I’m a little more than halfway through the book, and I can’t say how the story will finally play out. But my rooting interest in Melanie and her bond with Miss Justineau keeps me reading. This horror/thriller manages to be both frightening and heartwarming.
Supergirl.
No TV show should ever be judged by its pilot. If the pilot has noticeable, even glaring flaws, that just means the show has plenty of room to grow.
I can’t defend the pilot of Supergirl. It’s incredibly cheesy, and its characters, including the clumsy and desperate-to-please Kara Danvers and her cutting, tyrannical boss Cat Grant, seem to belong more to a mediocre big-screen romantic comedy than to an action-adventure TV show. Yet I was so hungry for a show with a super heroine as its lead character that my husband and I decided to keep watching in the hope that it would improve. And lo, it has! So much that it’s barely recognizable as the same show. Each episode has added new layers to its characters.
Kara may seem rather aggressively average in her civilian guise, but we the audience have been allowed to see and understand how she came to be that way, and Melissa Benoist brings such earnest charisma to the role that she reminds me at times of a female Carrot from Pratchett’s Discworld “Night’s Watch” novels. Cat Grant, too, has evolved far beyond the initial stereotype. She’s still the master of cutting quips, many of which are very funny indeed, but she does have an underlying core of integrity; so far in one season she’s shown more character than Calista Flockhart’s most famous role, Ally McBeal, ever displayed.
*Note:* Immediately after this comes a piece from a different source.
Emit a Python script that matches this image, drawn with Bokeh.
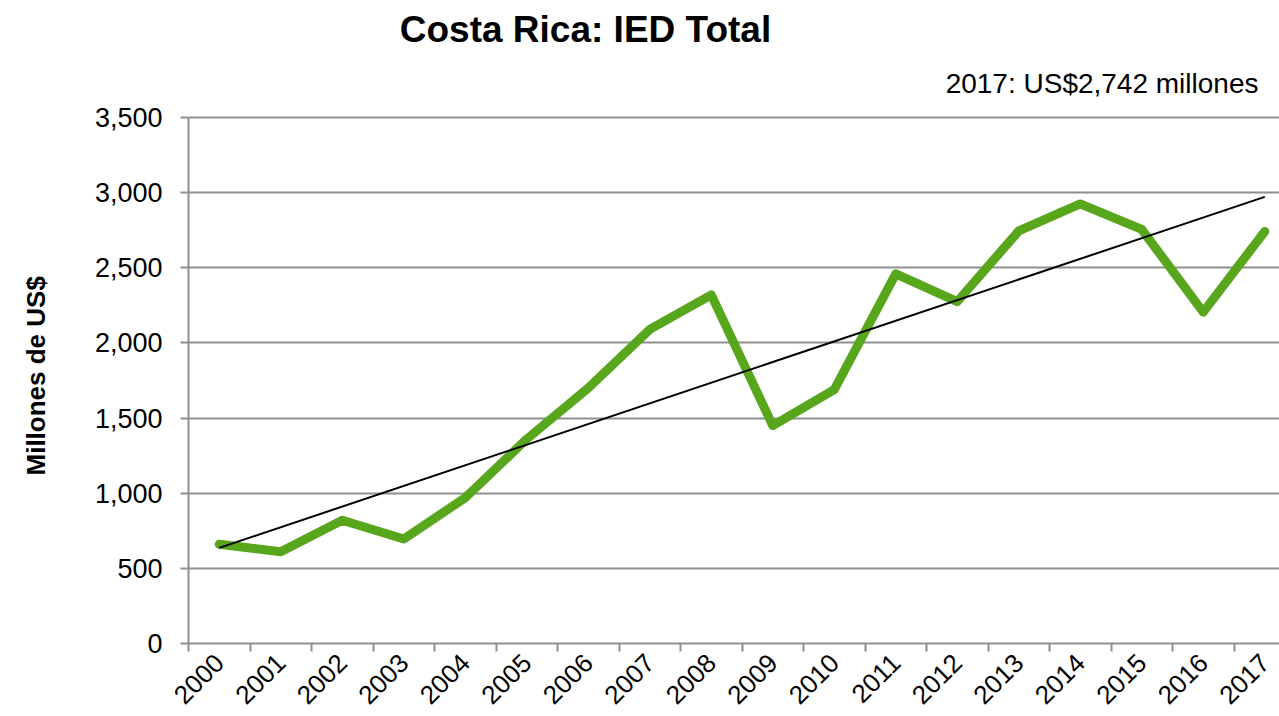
import numpy as np
from math import pi
from bokeh.plotting import figure
from bokeh.models import FixedTicker, NumeralTickFormatter, Label, Range1d, Title
from bokeh.embed import file_html
from bokeh.resources import INLINE

# ---- data ----
years = ["2000", "2001", "2002", "2003", "2004", "2005", "2006", "2007", "2008",
         "2009", "2010", "2011", "2012", "2013", "2014", "2015", "2016", "2017"]
ied = [660, 610, 820, 695, 970, 1360, 1700, 2090, 2320,
       1450, 1690, 2460, 2275, 2745, 2925, 2755, 2205, 2742]
y_ticks = [0, 500, 1000, 1500, 2000, 2500, 3000, 3500]
title_text = "Costa Rica: IED Total"
note_text = "2017: US$2,742 millones"
y_label = "Millones de US$"

# ---- derived ----
xs = [i + 0.5 for i in range(len(years))]
coef = np.polyfit(xs, ied, 1)
trend_x = [xs[0], xs[-1]]
trend_y = list(np.polyval(coef, trend_x))

FONT = "Liberation Sans"
GRID = "#8f8f8f"

W, H = 1279, 716
LEFT, BOTTOM = 188, 73
PLOT_H = 526                      # pixel height of the 0..3500 value band
y_top = (H - BOTTOM) * y_ticks[-1] / PLOT_H
x_end = (W - LEFT) / 61.5

p = figure(width=W, height=H, output_backend="svg", toolbar_location=None,
           x_range=Range1d(0, x_end), y_range=Range1d(0, y_top),
           min_border_left=LEFT, min_border_right=0, min_border_top=0,
           min_border_bottom=BOTTOM)
p.outline_line_color = None
p.background_fill_color = "white"
p.border_fill_color = "white"

# grid
p.xgrid.visible = False
p.ygrid.ticker = FixedTicker(ticks=y_ticks)
p.ygrid.grid_line_color = GRID
p.ygrid.grid_line_width = 2

# y axis
ya = p.yaxis[0]
ya.bounds = (y_ticks[0], y_ticks[-1])
ya.ticker = FixedTicker(ticks=y_ticks)
ya.formatter = NumeralTickFormatter(format="0,0")
ya.axis_line_color = GRID
ya.axis_line_width = 2
ya.major_tick_line_color = GRID
ya.major_tick_line_width = 2
ya.major_tick_out = 8
ya.major_tick_in = 0
ya.minor_tick_line_color = None
ya.major_label_text_font = FONT
ya.major_label_text_font_size = "27px"
ya.major_label_text_color = "black"
ya.major_label_standoff = 18

# blank spacer between the tick labels and the y-axis title
p.add_layout(Title(text="\u200b", standoff=9, text_font=FONT, text_font_size="26px",
                   text_color="white"), "left")
# y-axis title as a side title so it can be placed along the value band
p.add_layout(Title(text=y_label, align="left", offset=H - BOTTOM - 475, standoff=0,
                   text_font=FONT, text_font_style="bold", text_font_size="26px",
                   text_color="black"), "left")

# x axis
xa = p.xaxis[0]
xa.ticker = FixedTicker(ticks=xs, minor_ticks=list(range(len(years))))
xa.major_label_overrides = {x: y for x, y in zip(xs, years)}
xa.axis_line_color = GRID
xa.axis_line_width = 2
xa.major_tick_out = 0
xa.major_tick_in = 0
xa.major_tick_line_color = None
xa.minor_tick_line_color = GRID
xa.minor_tick_line_width = 2
xa.minor_tick_out = 8
xa.minor_tick_in = 0
xa.major_label_orientation = pi / 4
xa.major_label_text_font = FONT
xa.major_label_text_font_size = "26px"
xa.major_label_text_color = "black"
xa.major_label_standoff = 7

# series
p.line(xs, ied, line_color="#58a61c", line_width=9, line_join="round", line_cap="round")
p.line(trend_x, trend_y, line_color="black", line_width=2)

# texts (inside the frame, above the value band)
k = PLOT_H / y_ticks[-1]
p.add_layout(Label(x=(585 - LEFT) / 61.5, y=(H - BOTTOM - 29) / k, text=title_text,
                   text_align="center", text_baseline="alphabetic", text_font=FONT,
                   text_font_style="bold", text_font_size="37px", text_color="black"))
p.add_layout(Label(x=(1258 - LEFT) / 61.5, y=(H - BOTTOM - 83) / k, text=note_text,
                   text_align="right", text_baseline="alphabetic", text_font=FONT,
                   text_font_size="28px", text_color="black"))

open("out.html", "w").write(file_html(p, INLINE))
Another big mark in the show’s favor is the bond between Kara and her foster sister Alex; I can’t help wishing more of the “normal” women in superheroes’ orbits were more like Alex, who shows on a regular basis that she doesn’t need supernatural powers to kick major butt. J’onn J’onz, the Martian Manhunter, my favorite character from the animated Justice League, plays a crucial and intriguing role here as well.
This show needs a Season 2, CBS. If this one dies while all the male superhero-led shows go merrily on, I will be very peeved indeed.